A more than 7.5% slide in NVIDIA share price overnight, from its previously comfortable area above $125 to much lower levels around $116, was an immediate market response to the AI flagship company’s quarterly numbers in the extended trading on August 28.

Analyst polls anticipated NVIDIA earnings of $0.64 on revenue of $28.68 billion during the last three months, and the world’s most influencing chip maker freshly provided even better results, with both EPS (equity per share) and sales setting new record highs at $0.68 and $30 billion, respectively. However, a 150% jump in the profit line vs $0.27 YoY, as well as a 122% of annual growth if compared to $13.5 billion at the same season of 2023, failed to save NVIDIA from new dips.

Newswires blamed nervousness, as well as relatively slower pace of growth, despite a great breakthrough to all-time highs and entering an overbought territory on charts. As to NVIDIA’s own forward guidance, it projected Q3 sales revenue at $32.5 billion, plus or minus 2%, vs $31.9 billion in expert polls on average. The reasons behind a strange move down, Morgan Stanley noted earlier that, in order to satisfy the crowd, NVIDIA would announce this shining revenue guidance for the fiscal Q3, that was about $2 billion higher than the consensus view among analysts. Yet, the stock needed guidance “in the $33-34 (billion) range to be unchanged," Morgan Stanley commented.
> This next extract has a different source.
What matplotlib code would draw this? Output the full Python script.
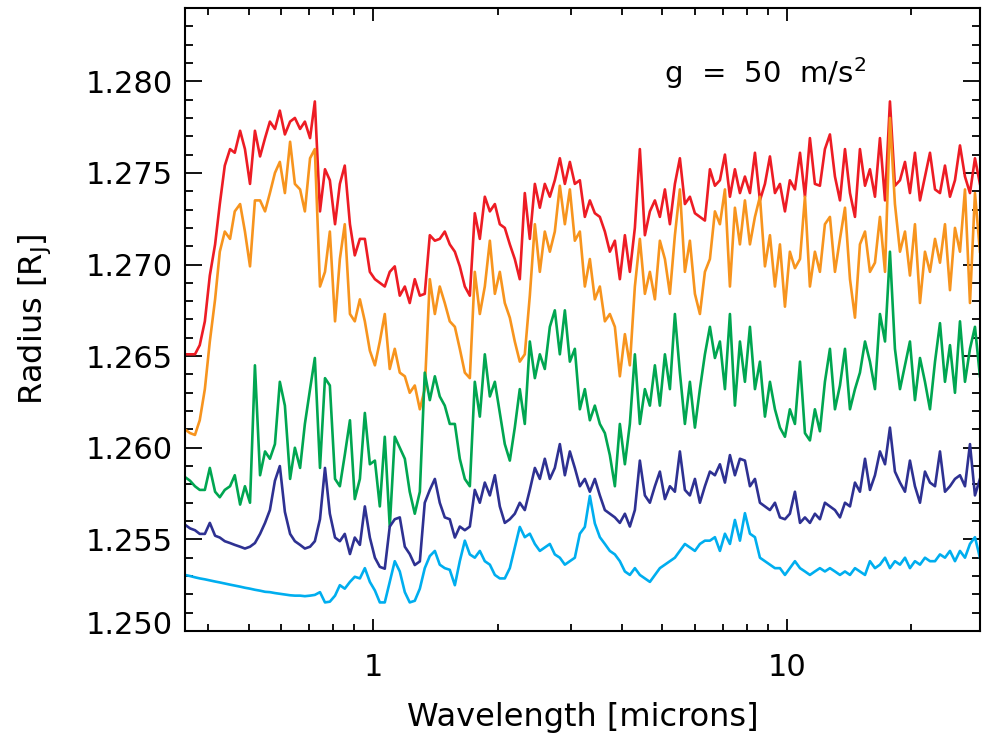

To sum up, losing ground in the environment of increasingly lofty and unhealthy expectations temporarily descends NVIDIA from heavenly dreams to earth, at least to some extent. And it can be useful to prepare the next round of the AI-related rally in the future. The calm reaction of the CrowdStrike paper to its corporate results the same day may hint that NVIDIA’s temporarily pullback could be recovered soon, even if this week’s low may ultimately be located in the range between $108 and $115.